Richard Bucker

Piss, Vinegar and OpenBSD

Posted at — Jan 12, 2022

I’m opinionated and some mornings I wake up and I just want a good argument. Maybe that’s why Theo D' Radt of OpenBSD decided to shit in my Wheaties yesterday.

It’s commonly reported that the OpenBSD developer is smart and quick to respond to real issues… but that they are also, at times, bullies.

I sent Radt an email merely to suggest that there is a market opportunity for OpenBSD if they were to support more modern laptop hardware. I’ve been searching for a new laptop that supports OpenBSD fully and does not cost huge money or tons of manual configuration… out of the box.

I dare you to install OpenBSD on a Raspberry Pi.

The issues are that [a] google does not have good results when looking for laptop support [b] and true to form Radt does not publicise his own technology choices. I guess that’s reasonable to a point.

The response I received from Radt was full of piss and vinegar which I still think was exaggerated. But sadly, at the end of the day, it might actually explain why OpenBSD is at the bottom.

Since I’m feeling full of piss and vinegar this morning… OpenBSD is slow, has freshman design flaws, seems to prefer quick failure (see relayd) rather than resiliance or recovery. Now the question other than the LOC and some compiler attention to detail is it REALLY safer than any other OS? The “remote hole” is merely a marketing claim based on the default install configuration.

And then there was this quirky thing he said about FREE. Like OpenBSD was free. I do not claim to fully understand the complexity of non-profits in the US or crypto export law and while I did not sleep in a Holidy Inn last night I can smell Bull Shit.

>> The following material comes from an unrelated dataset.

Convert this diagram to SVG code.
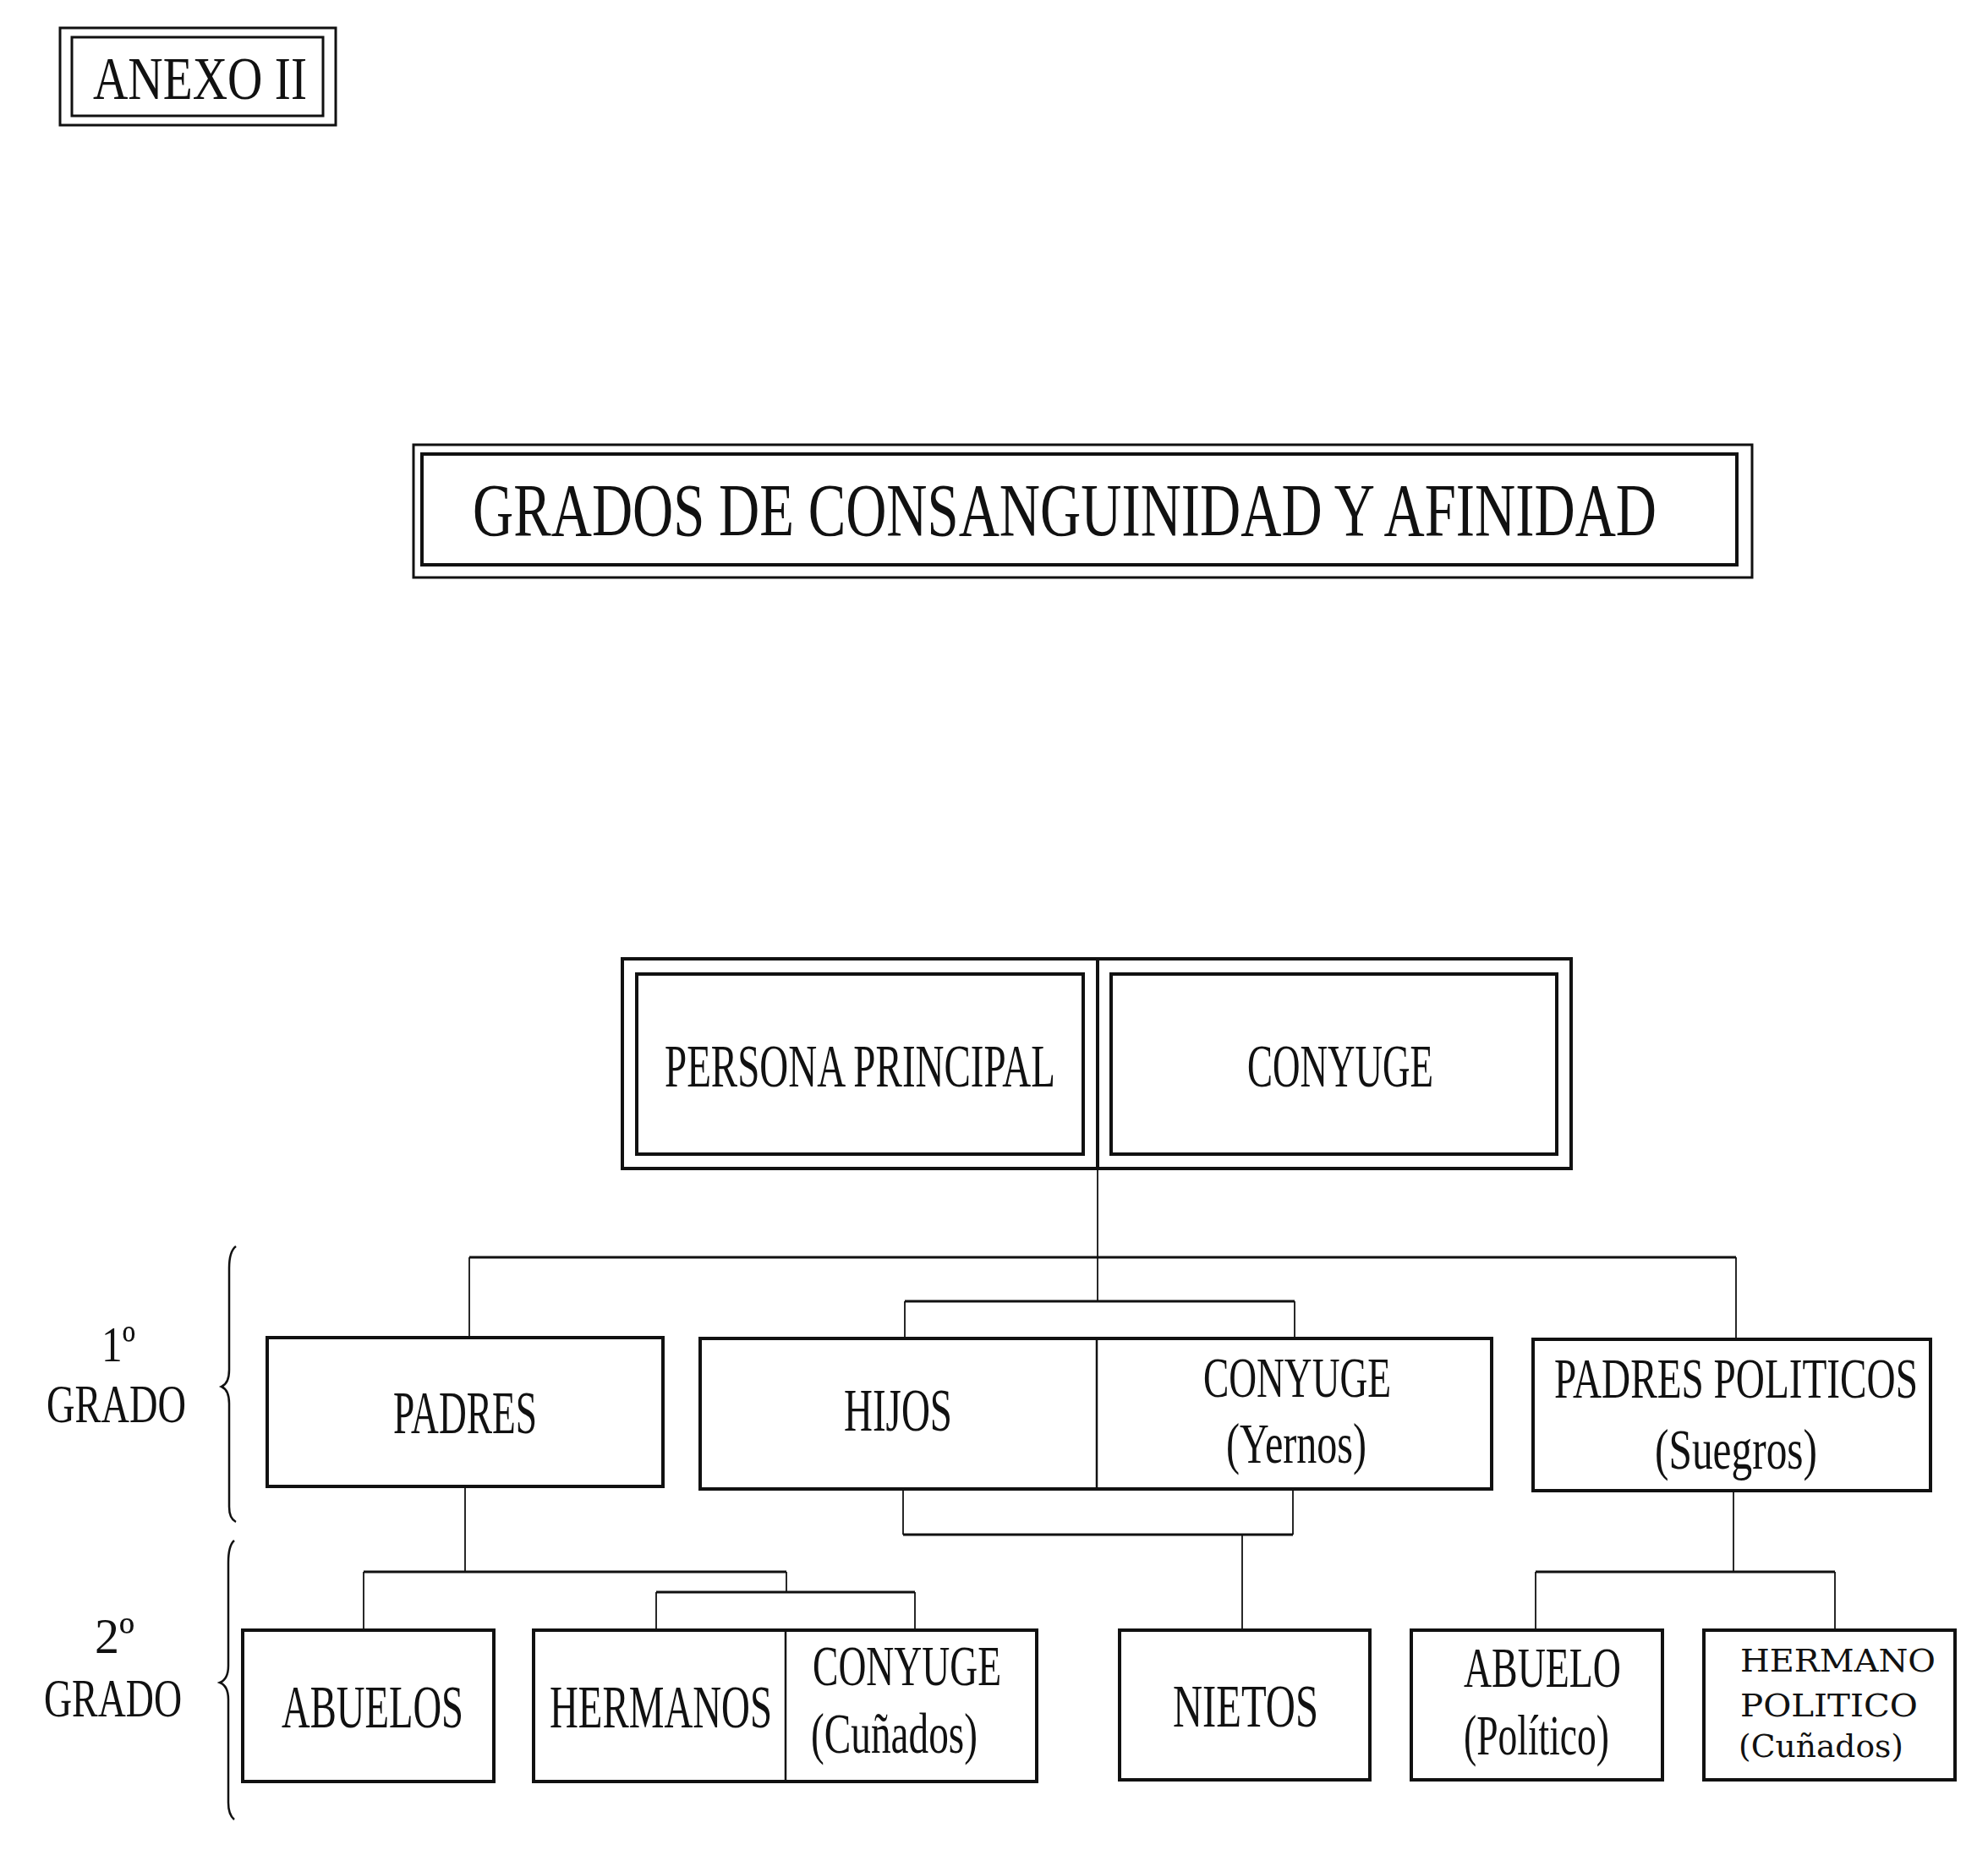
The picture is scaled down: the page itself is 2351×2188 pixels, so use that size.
<svg xmlns="http://www.w3.org/2000/svg" width="2351" height="2188" viewBox="0 0 2351 2188">
<style>
.bx{fill:none;stroke:#111;stroke-width:4}
.bx2{fill:none;stroke:#111;stroke-width:3}
.dv{stroke:#111;stroke-width:2.5}
.cv{stroke:#111;stroke-width:1.8;fill:none}
.ch{stroke:#111;stroke-width:3;fill:none}
.br{stroke:#111;stroke-width:2.5;fill:none}
text{font-family:"Liberation Serif","Times New Roman",serif;fill:#111}
.t72{font-size:72px}
.t68{font-size:67px}
.t88{font-size:88px}
.t37{font-size:38px;font-family:"DejaVu Serif","Liberation Serif",serif}
</style>
<rect width="2351" height="2188" fill="#fff"/>

<g id="anexo">
<rect x="71" y="33" width="326" height="115" class="bx2"/>
<rect x="85" y="44" width="297" height="93" class="bx2"/>
<text transform="translate(110,117) scale(0.796,1)" class="t72" textLength="317.8" lengthAdjust="spacingAndGlyphs">ANEXO II</text>
</g>

<g id="titulo">
<rect x="489" y="526" width="1583" height="157" class="bx2"/>
<rect x="499" y="537" width="1555" height="131" class="bx"/>
<text transform="translate(559,633) scale(0.754,1)" class="t88" textLength="1856.8" lengthAdjust="spacingAndGlyphs">GRADOS DE CONSANGUINIDAD Y AFINIDAD</text>
</g>

<g id="pareja">
<rect x="736" y="1134" width="1122" height="248" class="bx"/>
<line x1="1298" y1="1134" x2="1298" y2="1382" class="bx"/>
</g>
<g id="persona-principal">
<rect x="753" y="1152" width="528" height="213" class="bx"/>
<text transform="translate(786,1285) scale(0.643,1)" class="t72" textLength="718.5" lengthAdjust="spacingAndGlyphs">PERSONA PRINCIPAL</text>
</g>
<g id="conyuge">
<rect x="1314" y="1152" width="527" height="213" class="bx"/>
<text transform="translate(1475,1285) scale(0.625,1)" class="t72" textLength="352" lengthAdjust="spacingAndGlyphs">CONYUGE</text>
</g>

<g id="grado1">
<path d="M279 1474 Q271 1480 271 1500 L271 1620 Q271 1636 262 1640 Q271 1644 271 1660 L271 1782 Q271 1796 279 1800" class="br"/>
<text transform="translate(120,1610) scale(0.82,1)" style="font-size:60px" textLength="48.8" lengthAdjust="spacingAndGlyphs">1º</text>
<text transform="translate(55,1682) scale(0.725,1)" style="font-size:64px" textLength="227.6" lengthAdjust="spacingAndGlyphs">GRADO</text>
</g>
<g id="grado2">
<path d="M277 1822 Q270 1828 270 1848 L270 1970 Q270 1986 260 1990 Q270 1994 270 2010 L270 2132 Q270 2146 277 2152" class="br"/>
<text transform="translate(112,1955) scale(0.97,1)" style="font-size:60px" textLength="48.5" lengthAdjust="spacingAndGlyphs">2º</text>
<text transform="translate(52,2030) scale(0.716,1)" style="font-size:64px" textLength="227.7" lengthAdjust="spacingAndGlyphs">GRADO</text>
</g>

<g id="padres">
<rect x="316" y="1582" width="468" height="176" class="bx"/>
<text transform="translate(465,1695) scale(0.616,1)" class="t72" textLength="276" lengthAdjust="spacingAndGlyphs">PADRES</text>
</g>
<g id="hijos-conyuge">
<rect x="828" y="1583" width="936" height="178" class="bx"/>
<line x1="1297" y1="1583" x2="1297" y2="1761" class="dv"/>
<text transform="translate(998,1692) scale(0.653,1)" class="t72" textLength="196" lengthAdjust="spacingAndGlyphs">HIJOS</text>
<text transform="translate(1423,1652) scale(0.678,1)" class="t68" textLength="327.4" lengthAdjust="spacingAndGlyphs">CONYUGE</text>
<text transform="translate(1450,1730) scale(0.697,1)" class="t68" textLength="238.2" lengthAdjust="spacingAndGlyphs">(Yernos)</text>
</g>
<g id="padres-politicos">
<rect x="1813" y="1584" width="470" height="179" class="bx"/>
<text transform="translate(1838,1653) scale(0.698,1)" class="t68" textLength="616" lengthAdjust="spacingAndGlyphs">PADRES POLITICOS</text>
<text transform="translate(1957,1737) scale(0.737,1)" class="t68" textLength="260.5" lengthAdjust="spacingAndGlyphs">(Suegros)</text>
</g>

<g id="abuelos">
<rect x="287" y="1928" width="297" height="179" class="bx"/>
<text transform="translate(333,2043) scale(0.648,1)" class="t72" textLength="331.8" lengthAdjust="spacingAndGlyphs">ABUELOS</text>
</g>
<g id="hermanos-conyuge">
<rect x="631" y="1928" width="595" height="179" class="bx"/>
<line x1="929" y1="1928" x2="929" y2="2107" class="dv"/>
<text transform="translate(650,2043) scale(0.651,1)" class="t72" textLength="404" lengthAdjust="spacingAndGlyphs">HERMANOS</text>
<text transform="translate(961,1993) scale(0.681,1)" class="t68" textLength="327.5" lengthAdjust="spacingAndGlyphs">CONYUGE</text>
<text transform="translate(959,2073) scale(0.706,1)" class="t68" textLength="279" lengthAdjust="spacingAndGlyphs">(Cuñados)</text>
</g>
<g id="nietos">
<rect x="1324" y="1928" width="296" height="177" class="bx"/>
<text transform="translate(1387,2042) scale(0.672,1)" class="t72" textLength="256" lengthAdjust="spacingAndGlyphs">NIETOS</text>
</g>
<g id="abuelo-politico">
<rect x="1669" y="1928" width="297" height="177" class="bx"/>
<text transform="translate(1731,1995) scale(0.685,1)" class="t68" textLength="271.5" lengthAdjust="spacingAndGlyphs">ABUELO</text>
<text transform="translate(1731,2075) scale(0.68,1)" class="t68" textLength="252.9" lengthAdjust="spacingAndGlyphs">(Político)</text>
</g>
<g id="hermano-politico">
<rect x="2015" y="1928" width="297" height="177" class="bx"/>
<text x="2058" y="1977" class="t37" textLength="231" lengthAdjust="spacingAndGlyphs">HERMANO</text>
<text x="2058" y="2030" class="t37" textLength="210" lengthAdjust="spacingAndGlyphs">POLITICO</text>
<text x="2056" y="2078" class="t37" textLength="195" lengthAdjust="spacingAndGlyphs">(Cuñados)</text>
</g>

<g id="connectors">
<line x1="1298" y1="1382" x2="1298" y2="1539" class="cv"/>
<line x1="555" y1="1487" x2="2053" y2="1487" class="ch"/>
<line x1="555" y1="1487" x2="555" y2="1582" class="cv"/>
<line x1="2053" y1="1487" x2="2053" y2="1584" class="cv"/>
<line x1="1070" y1="1539" x2="1531" y2="1539" class="ch"/>
<line x1="1070" y1="1539" x2="1070" y2="1583" class="cv"/>
<line x1="1531" y1="1539" x2="1531" y2="1583" class="cv"/>
<line x1="1068" y1="1761" x2="1068" y2="1815" class="cv"/>
<line x1="1529" y1="1761" x2="1529" y2="1815" class="cv"/>
<line x1="1068" y1="1815" x2="1529" y2="1815" class="ch"/>
<line x1="1469" y1="1815" x2="1469" y2="1928" class="cv"/>
<line x1="550" y1="1758" x2="550" y2="1859" class="cv"/>
<line x1="430" y1="1859" x2="930" y2="1859" class="ch"/>
<line x1="430" y1="1859" x2="430" y2="1928" class="cv"/>
<line x1="930" y1="1859" x2="930" y2="1883" class="cv"/>
<line x1="776" y1="1883" x2="1082" y2="1883" class="ch"/>
<line x1="776" y1="1883" x2="776" y2="1928" class="cv"/>
<line x1="1082" y1="1883" x2="1082" y2="1928" class="cv"/>
<line x1="2050" y1="1763" x2="2050" y2="1859" class="cv"/>
<line x1="1816" y1="1859" x2="2170" y2="1859" class="ch"/>
<line x1="1816" y1="1859" x2="1816" y2="1928" class="cv"/>
<line x1="2170" y1="1859" x2="2170" y2="1928" class="cv"/>
</g>
</svg>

It’s not free. Someone is paying for OpenBSD development and hosting. Some corporations or individuals or patreon or educational institute or maybe even a government or two… That OpenBSD is free to me is still not free. (actually I donate $100USD directly to Radt with every release I download) But It’s not free to use. It takes a great deal to stay current and to work around the quirks. There was a time when bootstraping certain packages required 3rd party encumbered apps to bootstrap the build of the open source versions (thanks Java).

As I write finnacial software for business… the management I work for loves CentOS because it has an American Corporation standing behind it. There’s no question we could have benefited from OpenBSD but through firsthand experience not many people use or like OpenBSD. It’s a niche and Radt has become a cliche.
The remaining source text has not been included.